◆ **Given instruction**: Leave the pictures out. Return all other data exactly.

◆ **Information provided**:
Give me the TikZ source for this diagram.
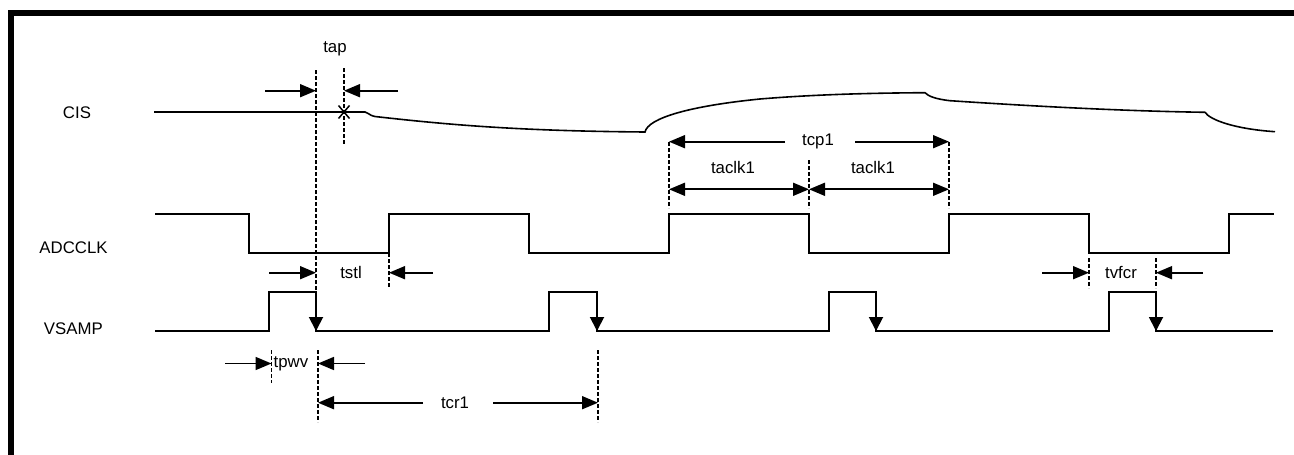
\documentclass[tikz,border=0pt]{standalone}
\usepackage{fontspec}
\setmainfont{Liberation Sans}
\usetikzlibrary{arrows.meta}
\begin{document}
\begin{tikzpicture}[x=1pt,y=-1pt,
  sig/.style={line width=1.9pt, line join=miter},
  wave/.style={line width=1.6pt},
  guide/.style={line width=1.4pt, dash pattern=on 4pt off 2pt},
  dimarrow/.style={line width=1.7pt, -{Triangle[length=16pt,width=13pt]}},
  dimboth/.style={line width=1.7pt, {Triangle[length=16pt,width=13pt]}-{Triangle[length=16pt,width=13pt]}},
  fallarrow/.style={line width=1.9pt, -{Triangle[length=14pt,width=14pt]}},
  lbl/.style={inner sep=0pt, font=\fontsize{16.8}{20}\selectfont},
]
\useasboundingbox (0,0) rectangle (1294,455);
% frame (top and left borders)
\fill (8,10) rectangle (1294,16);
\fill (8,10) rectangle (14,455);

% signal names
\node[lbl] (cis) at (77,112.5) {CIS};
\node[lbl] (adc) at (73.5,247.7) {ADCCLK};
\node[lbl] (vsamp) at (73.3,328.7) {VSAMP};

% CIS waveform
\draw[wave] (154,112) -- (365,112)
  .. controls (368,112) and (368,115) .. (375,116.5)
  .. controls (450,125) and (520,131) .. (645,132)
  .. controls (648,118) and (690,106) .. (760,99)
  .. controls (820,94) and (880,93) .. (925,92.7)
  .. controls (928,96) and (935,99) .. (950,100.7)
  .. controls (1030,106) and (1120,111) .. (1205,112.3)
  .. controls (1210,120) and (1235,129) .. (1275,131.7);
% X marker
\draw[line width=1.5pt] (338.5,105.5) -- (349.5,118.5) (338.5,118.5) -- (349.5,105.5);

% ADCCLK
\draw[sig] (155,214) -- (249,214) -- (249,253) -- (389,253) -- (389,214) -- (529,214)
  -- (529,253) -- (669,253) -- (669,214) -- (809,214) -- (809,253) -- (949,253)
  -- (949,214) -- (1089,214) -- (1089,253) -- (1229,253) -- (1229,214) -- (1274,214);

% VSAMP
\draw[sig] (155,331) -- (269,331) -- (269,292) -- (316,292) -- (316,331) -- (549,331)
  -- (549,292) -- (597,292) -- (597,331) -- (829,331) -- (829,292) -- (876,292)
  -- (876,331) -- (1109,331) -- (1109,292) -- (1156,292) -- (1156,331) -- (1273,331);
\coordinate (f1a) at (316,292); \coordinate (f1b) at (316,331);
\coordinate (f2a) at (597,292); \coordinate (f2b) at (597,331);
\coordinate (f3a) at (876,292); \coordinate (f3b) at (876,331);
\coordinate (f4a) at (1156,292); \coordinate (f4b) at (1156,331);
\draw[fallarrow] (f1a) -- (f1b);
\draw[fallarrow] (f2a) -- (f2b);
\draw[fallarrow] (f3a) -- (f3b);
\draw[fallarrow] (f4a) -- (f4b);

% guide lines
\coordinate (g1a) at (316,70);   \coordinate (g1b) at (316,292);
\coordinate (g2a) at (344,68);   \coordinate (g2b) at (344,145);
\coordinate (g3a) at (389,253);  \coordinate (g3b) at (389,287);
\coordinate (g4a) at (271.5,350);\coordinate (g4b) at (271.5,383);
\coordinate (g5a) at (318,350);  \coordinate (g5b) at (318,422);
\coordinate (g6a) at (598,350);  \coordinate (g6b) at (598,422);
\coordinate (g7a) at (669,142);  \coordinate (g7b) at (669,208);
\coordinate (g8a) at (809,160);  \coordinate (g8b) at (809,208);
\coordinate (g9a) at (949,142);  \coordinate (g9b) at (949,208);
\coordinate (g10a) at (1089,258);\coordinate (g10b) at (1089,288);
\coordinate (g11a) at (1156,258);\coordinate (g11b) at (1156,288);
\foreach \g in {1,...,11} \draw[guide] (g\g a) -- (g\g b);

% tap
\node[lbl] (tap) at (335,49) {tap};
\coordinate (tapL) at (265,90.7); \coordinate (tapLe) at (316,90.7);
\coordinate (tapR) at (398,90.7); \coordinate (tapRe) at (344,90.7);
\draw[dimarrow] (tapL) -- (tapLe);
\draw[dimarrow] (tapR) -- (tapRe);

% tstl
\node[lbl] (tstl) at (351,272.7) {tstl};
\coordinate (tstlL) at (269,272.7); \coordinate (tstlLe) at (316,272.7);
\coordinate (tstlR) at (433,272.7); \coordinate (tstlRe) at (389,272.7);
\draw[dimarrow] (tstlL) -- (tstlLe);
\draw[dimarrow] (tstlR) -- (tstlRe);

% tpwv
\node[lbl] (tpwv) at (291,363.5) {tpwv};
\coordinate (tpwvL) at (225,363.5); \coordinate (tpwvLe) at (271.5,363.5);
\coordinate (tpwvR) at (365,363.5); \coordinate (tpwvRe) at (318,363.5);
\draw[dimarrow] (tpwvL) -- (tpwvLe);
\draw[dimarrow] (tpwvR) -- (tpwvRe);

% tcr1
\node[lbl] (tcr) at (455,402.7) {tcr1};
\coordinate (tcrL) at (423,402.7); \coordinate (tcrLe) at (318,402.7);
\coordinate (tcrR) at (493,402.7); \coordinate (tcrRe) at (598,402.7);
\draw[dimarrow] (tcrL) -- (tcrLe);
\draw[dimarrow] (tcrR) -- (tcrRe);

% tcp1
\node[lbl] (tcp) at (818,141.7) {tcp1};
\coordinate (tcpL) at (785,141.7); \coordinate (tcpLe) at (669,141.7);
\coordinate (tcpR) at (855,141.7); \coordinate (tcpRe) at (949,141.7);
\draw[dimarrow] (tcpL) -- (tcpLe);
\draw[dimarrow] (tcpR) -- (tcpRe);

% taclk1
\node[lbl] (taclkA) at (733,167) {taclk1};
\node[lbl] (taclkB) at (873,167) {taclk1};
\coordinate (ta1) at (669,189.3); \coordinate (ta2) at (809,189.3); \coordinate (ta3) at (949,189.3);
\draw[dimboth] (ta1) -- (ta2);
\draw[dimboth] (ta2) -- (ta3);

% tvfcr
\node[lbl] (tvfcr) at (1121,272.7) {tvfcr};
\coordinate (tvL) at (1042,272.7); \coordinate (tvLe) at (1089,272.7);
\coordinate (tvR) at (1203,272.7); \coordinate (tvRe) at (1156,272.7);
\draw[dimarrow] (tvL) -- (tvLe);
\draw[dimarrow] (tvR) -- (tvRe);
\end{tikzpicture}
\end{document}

◆ **Task output**:
Give me the TikZ source for this diagram.
\documentclass[tikz,border=0pt]{standalone}
\usepackage{fontspec}
\setmainfont{Liberation Sans}
\usetikzlibrary{arrows.meta}
\begin{document}
\begin{tikzpicture}[x=1pt,y=-1pt,
  sig/.style={line width=1.9pt, line join=miter},
  wave/.style={line width=1.6pt},
  guide/.style={line width=1.4pt, dash pattern=on 4pt off 2pt},
  dimarrow/.style={line width=1.7pt, -{Triangle[length=16pt,width=13pt]}},
  dimboth/.style={line width=1.7pt, {Triangle[length=16pt,width=13pt]}-{Triangle[length=16pt,width=13pt]}},
  fallarrow/.style={line width=1.9pt, -{Triangle[length=14pt,width=14pt]}},
  lbl/.style={inner sep=0pt, font=\fontsize{16.8}{20}\selectfont},
]
\useasboundingbox (0,0) rectangle (1294,455);
% frame (top and left borders)
\fill (8,10) rectangle (1294,16);
\fill (8,10) rectangle (14,455);

% signal names
\node[lbl] (cis) at (77,112.5) {CIS};
\node[lbl] (adc) at (73.5,247.7) {ADCCLK};
\node[lbl] (vsamp) at (73.3,328.7) {VSAMP};

% CIS waveform
\draw[wave] (154,112) -- (365,112)
  .. controls (368,112) and (368,115) .. (375,116.5)
  .. controls (450,125) and (520,131) .. (645,132)
  .. controls (648,118) and (690,106) .. (760,99)
  .. controls (820,94) and (880,93) .. (925,92.7)
  .. controls (928,96) and (935,99) .. (950,100.7)
  .. controls (1030,106) and (1120,111) .. (1205,112.3)
  .. controls (1210,120) and (1235,129) .. (1275,131.7);
% X marker
\draw[line width=1.5pt] (338.5,105.5) -- (349.5,118.5) (338.5,118.5) -- (349.5,105.5);

% ADCCLK
\draw[sig] (155,214) -- (249,214) -- (249,253) -- (389,253) -- (389,214) -- (529,214)
  -- (529,253) -- (669,253) -- (669,214) -- (809,214) -- (809,253) -- (949,253)
  -- (949,214) -- (1089,214) -- (1089,253) -- (1229,253) -- (1229,214) -- (1274,214);

% VSAMP
\draw[sig] (155,331) -- (269,331) -- (269,292) -- (316,292) -- (316,331) -- (549,331)
  -- (549,292) -- (597,292) -- (597,331) -- (829,331) -- (829,292) -- (876,292)
  -- (876,331) -- (1109,331) -- (1109,292) -- (1156,292) -- (1156,331) -- (1273,331);
\coordinate (f1a) at (316,292); \coordinate (f1b) at (316,331);
\coordinate (f2a) at (597,292); \coordinate (f2b) at (597,331);
\coordinate (f3a) at (876,292); \coordinate (f3b) at (876,331);
\coordinate (f4a) at (1156,292); \coordinate (f4b) at (1156,331);
\draw[fallarrow] (f1a) -- (f1b);
\draw[fallarrow] (f2a) -- (f2b);
\draw[fallarrow] (f3a) -- (f3b);
\draw[fallarrow] (f4a) -- (f4b);

% guide lines
\coordinate (g1a) at (316,70);   \coordinate (g1b) at (316,292);
\coordinate (g2a) at (344,68);   \coordinate (g2b) at (344,145);
\coordinate (g3a) at (389,253);  \coordinate (g3b) at (389,287);
\coordinate (g4a) at (271.5,350);\coordinate (g4b) at (271.5,383);
\coordinate (g5a) at (318,350);  \coordinate (g5b) at (318,422);
\coordinate (g6a) at (598,350);  \coordinate (g6b) at (598,422);
\coordinate (g7a) at (669,142);  \coordinate (g7b) at (669,208);
\coordinate (g8a) at (809,160);  \coordinate (g8b) at (809,208);
\coordinate (g9a) at (949,142);  \coordinate (g9b) at (949,208);
\coordinate (g10a) at (1089,258);\coordinate (g10b) at (1089,288);
\coordinate (g11a) at (1156,258);\coordinate (g11b) at (1156,288);
\foreach \g in {1,...,11} \draw[guide] (g\g a) -- (g\g b);

% tap
\node[lbl] (tap) at (335,49) {tap};
\coordinate (tapL) at (265,90.7); \coordinate (tapLe) at (316,90.7);
\coordinate (tapR) at (398,90.7); \coordinate (tapRe) at (344,90.7);
\draw[dimarrow] (tapL) -- (tapLe);
\draw[dimarrow] (tapR) -- (tapRe);

% tstl
\node[lbl] (tstl) at (351,272.7) {tstl};
\coordinate (tstlL) at (269,272.7); \coordinate (tstlLe) at (316,272.7);
\coordinate (tstlR) at (433,272.7); \coordinate (tstlRe) at (389,272.7);
\draw[dimarrow] (tstlL) -- (tstlLe);
\draw[dimarrow] (tstlR) -- (tstlRe);

% tpwv
\node[lbl] (tpwv) at (291,363.5) {tpwv};
\coordinate (tpwvL) at (225,363.5); \coordinate (tpwvLe) at (271.5,363.5);
\coordinate (tpwvR) at (365,363.5); \coordinate (tpwvRe) at (318,363.5);
\draw[dimarrow] (tpwvL) -- (tpwvLe);
\draw[dimarrow] (tpwvR) -- (tpwvRe);

% tcr1
\node[lbl] (tcr) at (455,402.7) {tcr1};
\coordinate (tcrL) at (423,402.7); \coordinate (tcrLe) at (318,402.7);
\coordinate (tcrR) at (493,402.7); \coordinate (tcrRe) at (598,402.7);
\draw[dimarrow] (tcrL) -- (tcrLe);
\draw[dimarrow] (tcrR) -- (tcrRe);

% tcp1
\node[lbl] (tcp) at (818,141.7) {tcp1};
\coordinate (tcpL) at (785,141.7); \coordinate (tcpLe) at (669,141.7);
\coordinate (tcpR) at (855,141.7); \coordinate (tcpRe) at (949,141.7);
\draw[dimarrow] (tcpL) -- (tcpLe);
\draw[dimarrow] (tcpR) -- (tcpRe);

% taclk1
\node[lbl] (taclkA) at (733,167) {taclk1};
\node[lbl] (taclkB) at (873,167) {taclk1};
\coordinate (ta1) at (669,189.3); \coordinate (ta2) at (809,189.3); \coordinate (ta3) at (949,189.3);
\draw[dimboth] (ta1) -- (ta2);
\draw[dimboth] (ta2) -- (ta3);

% tvfcr
\node[lbl] (tvfcr) at (1121,272.7) {tvfcr};
\coordinate (tvL) at (1042,272.7); \coordinate (tvLe) at (1089,272.7);
\coordinate (tvR) at (1203,272.7); \coordinate (tvRe) at (1156,272.7);
\draw[dimarrow] (tvL) -- (tvLe);
\draw[dimarrow] (tvR) -- (tvRe);
\end{tikzpicture}
\end{document}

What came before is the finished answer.